Disappointing decrease
In a disappointing move, the State Bank of Pakistan (SBP) has announced that the interest rate will be down by just 75 basis points – from 13.25 to 12.5 percent. Pakistan’s business community is right in pointing out that the policy rate cut is too little to make any significant difference to the economy. Ever since the current government has assumed power, the local industry has been a hostage to high borrowing rates presumably just to retain foreign debt. Though the government has claimed that the decision was taken based on a lower predicted inflation forecast, some economic experts have questioned the rationale of this insignificant reduction.
It is true that there are serious concerns about the coronavirus pandemic and its potential impact on the external and internal demand, and more serious efforts are needed at the moment. But, as inflation is still, according to the SBP’s own estimates, hovering around 12 percent, this insignificant reduction in policy rate is disappointing. In January, the National CPI inflation was over 14 percent and it has not come down substantially in the first quarter of the calendar year 2020. As the custodian and formulator of the country’s monetary policy, the SBP thinks this meagre reduction is appropriate but all indications show a different picture.

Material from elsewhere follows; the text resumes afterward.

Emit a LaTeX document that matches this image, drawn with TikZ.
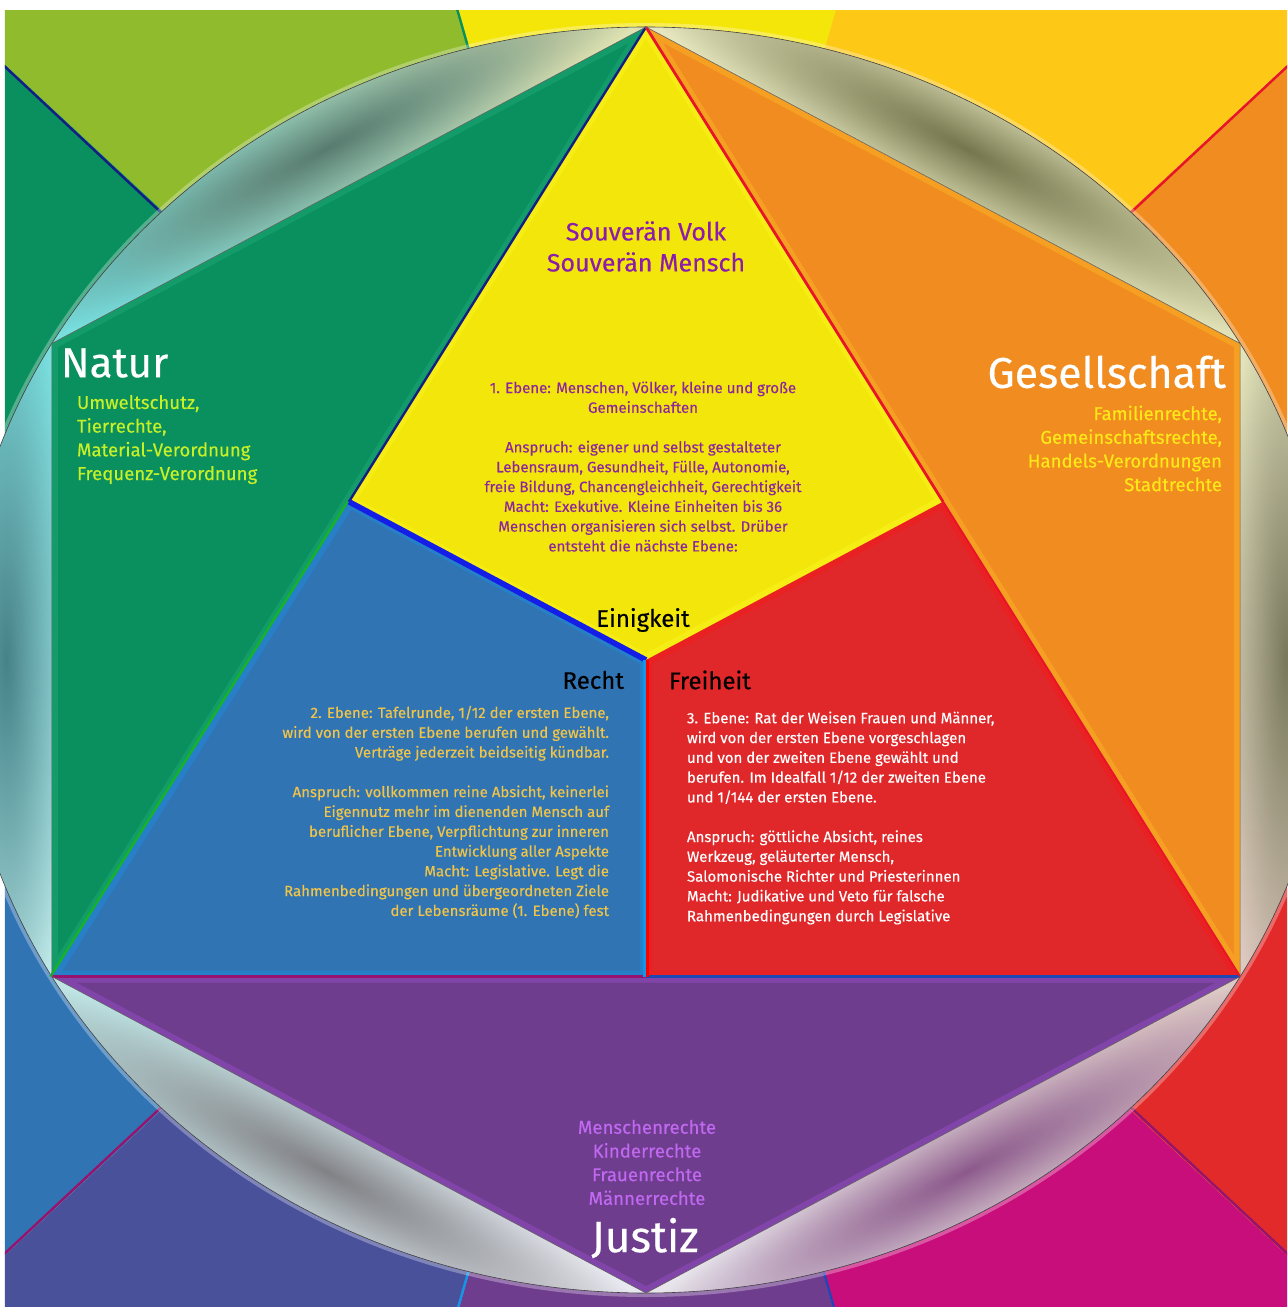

The SBP has also announced two more steps that it believes will mitigate the economic woes of Pakistan and will also enable the country to tackle the likely impact of Covid-19. It has promised a refinance facility (RFC) for combating the epidemic the country is likely to face. With this scheme, banks will get loans at zero markup and they in turn will offer loans to hospitals at three percent for five years. This is to enable major hospitals in the country to purchase equipment needed to manage Covid-19. The SBP will offer a temporary economic refinance facility (TERF) to encourage new investment in manufacturing sector. These steps are timely but it remains to be seen what impacts they have on the targeted sectors of the economy. Under the TERF, the SBP will refinance banks to provide financing at a maximum end-user rate of seven percent for ten years for setting up of new industrial units. The scheme promises a hundred billion rupees with a maximum loan size per project to be not more than five billion. Representatives of business and industry have, however, also called this SBP offering an eyewash and too late by way of anything substantial. The country has already been showing the lowest growth rate in decades. What it needs right now, in the midst of a pandemic that threatens to affect the economy in a crippling manner, is thoughtful and sympathetic economic policymaking.